#### [STORED DATA]
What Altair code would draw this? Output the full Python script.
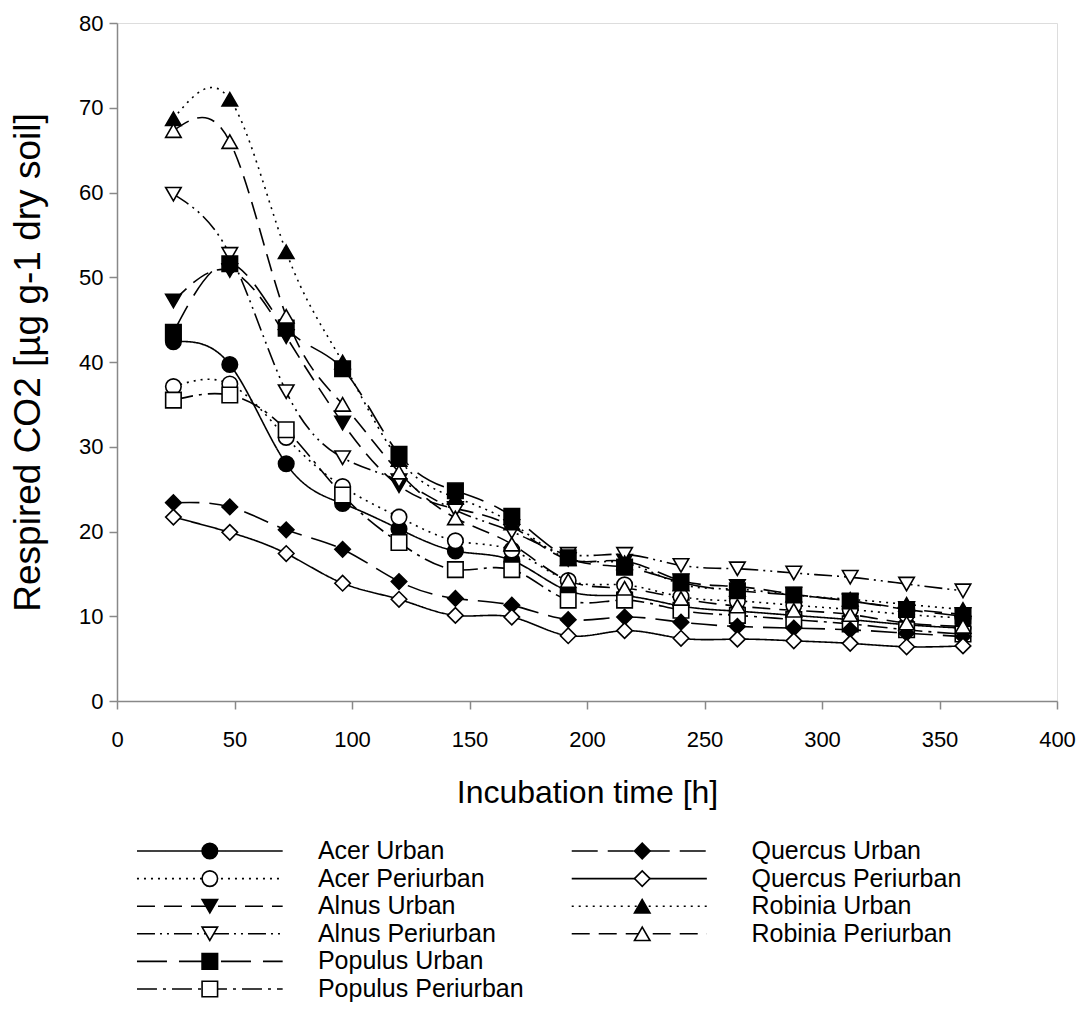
import altair as alt
import pandas as pd

hours = [24, 48, 72, 96, 120, 144, 168, 192, 216, 240, 264, 288, 312, 336, 360]

series_names = ["Acer Urban", "Acer Periurban", "Alnus Urban", "Alnus Periurban",
                "Populus Urban", "Populus Periurban", "Quercus Urban", "Quercus Periurban",
                "Robinia Urban", "Robinia Periurban"]

acer_urban = [42.4, 39.7, 28.0, 23.3, 20.3, 17.7, 16.6, 13.0, 12.4, 11.2, 10.6, 10.1, 9.6, 9.0, 8.6]
acer_periurban = [37.1, 37.4, 31.1, 25.3, 21.7, 18.9, 17.8, 14.2, 13.7, 12.3, 11.8, 11.3, 10.8, 10.2, 9.8]
alnus_urban = [47.2, 50.8, 43.0, 32.8, 25.4, 22.7, 20.6, 16.7, 16.5, 14.2, 13.5, 12.6, 11.8, 10.9, 10.2]
alnus_periurban = [59.8, 52.7, 36.5, 28.7, 26.0, 22.5, 20.0, 17.3, 17.3, 16.0, 15.6, 15.1, 14.6, 13.8, 13.0]
populus_urban = [43.5, 51.6, 44.0, 39.2, 29.1, 24.8, 21.8, 16.9, 15.8, 14.0, 13.0, 12.5, 11.8, 10.8, 10.0]
populus_periurban = [35.5, 36.1, 32.0, 24.3, 18.7, 15.5, 15.5, 11.9, 11.9, 10.7, 10.1, 9.6, 9.1, 8.4, 7.9]
quercus_urban = [23.4, 22.9, 20.2, 17.9, 14.1, 12.1, 11.3, 9.6, 9.9, 9.3, 8.8, 8.6, 8.4, 8.0, 7.6]
quercus_periurban = [21.7, 19.9, 17.4, 13.9, 12.0, 10.1, 9.9, 7.7, 8.3, 7.4, 7.3, 7.1, 6.8, 6.4, 6.5]
robinia_urban = [68.7, 71.0, 53.0, 40.0, 28.5, 24.0, 21.0, 16.8, 16.3, 13.8, 13.2, 12.5, 12.0, 11.4, 10.8]
robinia_periurban = [67.3, 66.0, 45.4, 35.0, 27.0, 21.6, 18.5, 14.2, 13.3, 12.1, 11.2, 10.7, 10.2, 9.2, 8.8]

all_values = [acer_urban, acer_periurban, alnus_urban, alnus_periurban, populus_urban,
              populus_periurban, quercus_urban, quercus_periurban, robinia_urban, robinia_periurban]

x_ticks = [0, 50, 100, 150, 200, 250, 300, 350, 400]
y_ticks = [0, 10, 20, 30, 40, 50, 60, 70, 80]

# styles
shapes = ["circle", "circle", "triangle-down", "triangle-down", "square", "square",
          "diamond", "diamond", "triangle-up", "triangle-up"]
fills = ["black", "white"] * 5
sizes = [240, 240, 360, 360, 225, 225, 380, 380, 360, 360]
dashes = [[1, 0], [2, 5], [18, 9], [18, 5, 2, 5, 2, 5], [30, 12], [20, 6, 3, 6],
          [26, 10], [1, 0], [2, 5], [18, 9]]

rows = []
for name, vals in zip(series_names, all_values):
    for h, v in zip(hours, vals):
        rows.append({"series": name, "hours": h, "co2": v})
df = pd.DataFrame(rows)

# legend table (two columns of entries)
leg_col = [0, 0, 0, 0, 0, 0, 1, 1, 1, 1]
leg_row = [0, 1, 2, 3, 4, 5, 0, 1, 2, 3]
# legend layout in x-axis units
line_start = [8.5, 193.5]
line_end = [70.5, 251.0]
marker_x = [39.5, 223.5]
label_x = [85.5, 270.0]
leg = pd.DataFrame({
    "series": series_names,
    "row": leg_row,
    "xs": [line_start[c] for c in leg_col],
    "xe": [line_end[c] for c in leg_col],
    "xm": [marker_x[c] for c in leg_col],
    "xl": [label_x[c] for c in leg_col],
})

dash_scale = alt.Scale(domain=series_names, range=dashes)
shape_scale = alt.Scale(domain=series_names, range=shapes)
fill_scale = alt.Scale(domain=series_names, range=fills)
size_scale = alt.Scale(domain=series_names, range=sizes)

FONT = "Liberation Sans"

x_enc = alt.X("hours:Q", scale=alt.Scale(domain=[0, 400], nice=False),
              axis=alt.Axis(values=x_ticks, title="Incubation time [h]", grid=False,
                            tickSize=8, tickWidth=1.5, domainWidth=1.5,
                            labelFontSize=22, titleFontSize=32, labelPadding=20,
                            titlePadding=27, labelFlush=False, labelOverlap=False,
                            titleFontWeight="normal"))
y_enc = alt.Y("co2:Q", scale=alt.Scale(domain=[0, 80], nice=False),
              axis=alt.Axis(values=y_ticks, title="Respired CO2 [µg g-1 dry soil]", grid=False,
                            tickSize=8, tickWidth=1.5, domainWidth=1.5,
                            labelFontSize=22, titleFontSize=37, labelPadding=6,
                            titlePadding=31, labelFlush=False, labelOverlap=False,
                            titleFontWeight="normal"))

lines = alt.Chart(df).mark_line(interpolate="natural", color="black", strokeWidth=1.6).encode(
    x=x_enc, y=y_enc, detail="series:N",
    strokeDash=alt.StrokeDash("series:N", scale=dash_scale, legend=None),
)

points = alt.Chart(df).mark_point(filled=True, stroke="black", strokeWidth=1.6, opacity=1).encode(
    x=alt.X("hours:Q"), y=alt.Y("co2:Q"),
    shape=alt.Shape("series:N", scale=shape_scale, legend=None),
    fill=alt.Fill("series:N", scale=fill_scale, legend=None),
    size=alt.Size("series:N", scale=size_scale, legend=None),
)

main = alt.layer(lines, points)

leg_y = alt.Y("row:Q", scale=alt.Scale(domain=[0, 5], range=[828, 966]), axis=None)

leg_lines = alt.Chart(leg).mark_rule(color="black", strokeWidth=1.6).encode(
    x=alt.X("xs:Q"), x2="xe:Q", y=leg_y,
    strokeDash=alt.StrokeDash("series:N", scale=dash_scale, legend=None),
)
leg_points = alt.Chart(leg).mark_point(filled=True, stroke="black", strokeWidth=1.6, opacity=1).encode(
    x=alt.X("xm:Q"), y=leg_y,
    shape=alt.Shape("series:N", scale=shape_scale, legend=None),
    fill=alt.Fill("series:N", scale=fill_scale, legend=None),
    size=alt.Size("series:N", scale=size_scale, legend=None),
)
leg_text = alt.Chart(leg).mark_text(align="left", baseline="middle", fontSize=25,
                                    font=FONT, color="black").encode(
    x=alt.X("xl:Q"), y=leg_y, text="series:N",
)

chart = alt.layer(main, leg_lines, leg_points, leg_text).resolve_scale(
    y="independent"
).properties(
    width=940, height=678,
    autosize=alt.AutoSizeParams(type="none"),
    padding={"left": 109, "top": 15, "right": 23, "bottom": 323},
).configure_view(
    stroke="black", strokeWidth=1.5
).configure_axis(
    domainColor="black", tickColor="black", labelColor="black", titleColor="black",
    labelFont=FONT, titleFont=FONT
).configure(font=FONT)

chart.save("out.html", embed_options={"renderer": "svg", "actions": False})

#### [WHAT TO DO]
Leave the pictures out and output the rest of the listing exactly.

#### [WRITTEN REPLY]
What Altair code would draw this? Output the full Python script.
import altair as alt
import pandas as pd

hours = [24, 48, 72, 96, 120, 144, 168, 192, 216, 240, 264, 288, 312, 336, 360]

series_names = ["Acer Urban", "Acer Periurban", "Alnus Urban", "Alnus Periurban",
                "Populus Urban", "Populus Periurban", "Quercus Urban", "Quercus Periurban",
                "Robinia Urban", "Robinia Periurban"]

acer_urban = [42.4, 39.7, 28.0, 23.3, 20.3, 17.7, 16.6, 13.0, 12.4, 11.2, 10.6, 10.1, 9.6, 9.0, 8.6]
acer_periurban = [37.1, 37.4, 31.1, 25.3, 21.7, 18.9, 17.8, 14.2, 13.7, 12.3, 11.8, 11.3, 10.8, 10.2, 9.8]
alnus_urban = [47.2, 50.8, 43.0, 32.8, 25.4, 22.7, 20.6, 16.7, 16.5, 14.2, 13.5, 12.6, 11.8, 10.9, 10.2]
alnus_periurban = [59.8, 52.7, 36.5, 28.7, 26.0, 22.5, 20.0, 17.3, 17.3, 16.0, 15.6, 15.1, 14.6, 13.8, 13.0]
populus_urban = [43.5, 51.6, 44.0, 39.2, 29.1, 24.8, 21.8, 16.9, 15.8, 14.0, 13.0, 12.5, 11.8, 10.8, 10.0]
populus_periurban = [35.5, 36.1, 32.0, 24.3, 18.7, 15.5, 15.5, 11.9, 11.9, 10.7, 10.1, 9.6, 9.1, 8.4, 7.9]
quercus_urban = [23.4, 22.9, 20.2, 17.9, 14.1, 12.1, 11.3, 9.6, 9.9, 9.3, 8.8, 8.6, 8.4, 8.0, 7.6]
quercus_periurban = [21.7, 19.9, 17.4, 13.9, 12.0, 10.1, 9.9, 7.7, 8.3, 7.4, 7.3, 7.1, 6.8, 6.4, 6.5]
robinia_urban = [68.7, 71.0, 53.0, 40.0, 28.5, 24.0, 21.0, 16.8, 16.3, 13.8, 13.2, 12.5, 12.0, 11.4, 10.8]
robinia_periurban = [67.3, 66.0, 45.4, 35.0, 27.0, 21.6, 18.5, 14.2, 13.3, 12.1, 11.2, 10.7, 10.2, 9.2, 8.8]

all_values = [acer_urban, acer_periurban, alnus_urban, alnus_periurban, populus_urban,
              populus_periurban, quercus_urban, quercus_periurban, robinia_urban, robinia_periurban]

x_ticks = [0, 50, 100, 150, 200, 250, 300, 350, 400]
y_ticks = [0, 10, 20, 30, 40, 50, 60, 70, 80]

# styles
shapes = ["circle", "circle", "triangle-down", "triangle-down", "square", "square",
          "diamond", "diamond", "triangle-up", "triangle-up"]
fills = ["black", "white"] * 5
sizes = [240, 240, 360, 360, 225, 225, 380, 380, 360, 360]
dashes = [[1, 0], [2, 5], [18, 9], [18, 5, 2, 5, 2, 5], [30, 12], [20, 6, 3, 6],
          [26, 10], [1, 0], [2, 5], [18, 9]]

rows = []
for name, vals in zip(series_names, all_values):
    for h, v in zip(hours, vals):
        rows.append({"series": name, "hours": h, "co2": v})
df = pd.DataFrame(rows)

# legend table (two columns of entries)
leg_col = [0, 0, 0, 0, 0, 0, 1, 1, 1, 1]
leg_row = [0, 1, 2, 3, 4, 5, 0, 1, 2, 3]
# legend layout in x-axis units
line_start = [8.5, 193.5]
line_end = [70.5, 251.0]
marker_x = [39.5, 223.5]
label_x = [85.5, 270.0]
leg = pd.DataFrame({
    "series": series_names,
    "row": leg_row,
    "xs": [line_start[c] for c in leg_col],
    "xe": [line_end[c] for c in leg_col],
    "xm": [marker_x[c] for c in leg_col],
    "xl": [label_x[c] for c in leg_col],
})

dash_scale = alt.Scale(domain=series_names, range=dashes)
shape_scale = alt.Scale(domain=series_names, range=shapes)
fill_scale = alt.Scale(domain=series_names, range=fills)
size_scale = alt.Scale(domain=series_names, range=sizes)

FONT = "Liberation Sans"

x_enc = alt.X("hours:Q", scale=alt.Scale(domain=[0, 400], nice=False),
              axis=alt.Axis(values=x_ticks, title="Incubation time [h]", grid=False,
                            tickSize=8, tickWidth=1.5, domainWidth=1.5,
                            labelFontSize=22, titleFontSize=32, labelPadding=20,
                            titlePadding=27, labelFlush=False, labelOverlap=False,
                            titleFontWeight="normal"))
y_enc = alt.Y("co2:Q", scale=alt.Scale(domain=[0, 80], nice=False),
              axis=alt.Axis(values=y_ticks, title="Respired CO2 [µg g-1 dry soil]", grid=False,
                            tickSize=8, tickWidth=1.5, domainWidth=1.5,
                            labelFontSize=22, titleFontSize=37, labelPadding=6,
                            titlePadding=31, labelFlush=False, labelOverlap=False,
                            titleFontWeight="normal"))

lines = alt.Chart(df).mark_line(interpolate="natural", color="black", strokeWidth=1.6).encode(
    x=x_enc, y=y_enc, detail="series:N",
    strokeDash=alt.StrokeDash("series:N", scale=dash_scale, legend=None),
)

points = alt.Chart(df).mark_point(filled=True, stroke="black", strokeWidth=1.6, opacity=1).encode(
    x=alt.X("hours:Q"), y=alt.Y("co2:Q"),
    shape=alt.Shape("series:N", scale=shape_scale, legend=None),
    fill=alt.Fill("series:N", scale=fill_scale, legend=None),
    size=alt.Size("series:N", scale=size_scale, legend=None),
)

main = alt.layer(lines, points)

leg_y = alt.Y("row:Q", scale=alt.Scale(domain=[0, 5], range=[828, 966]), axis=None)

leg_lines = alt.Chart(leg).mark_rule(color="black", strokeWidth=1.6).encode(
    x=alt.X("xs:Q"), x2="xe:Q", y=leg_y,
    strokeDash=alt.StrokeDash("series:N", scale=dash_scale, legend=None),
)
leg_points = alt.Chart(leg).mark_point(filled=True, stroke="black", strokeWidth=1.6, opacity=1).encode(
    x=alt.X("xm:Q"), y=leg_y,
    shape=alt.Shape("series:N", scale=shape_scale, legend=None),
    fill=alt.Fill("series:N", scale=fill_scale, legend=None),
    size=alt.Size("series:N", scale=size_scale, legend=None),
)
leg_text = alt.Chart(leg).mark_text(align="left", baseline="middle", fontSize=25,
                                    font=FONT, color="black").encode(
    x=alt.X("xl:Q"), y=leg_y, text="series:N",
)

chart = alt.layer(main, leg_lines, leg_points, leg_text).resolve_scale(
    y="independent"
).properties(
    width=940, height=678,
    autosize=alt.AutoSizeParams(type="none"),
    padding={"left": 109, "top": 15, "right": 23, "bottom": 323},
).configure_view(
    stroke="black", strokeWidth=1.5
).configure_axis(
    domainColor="black", tickColor="black", labelColor="black", titleColor="black",
    labelFont=FONT, titleFont=FONT
).configure(font=FONT)

chart.save("out.html", embed_options={"renderer": "svg", "actions": False})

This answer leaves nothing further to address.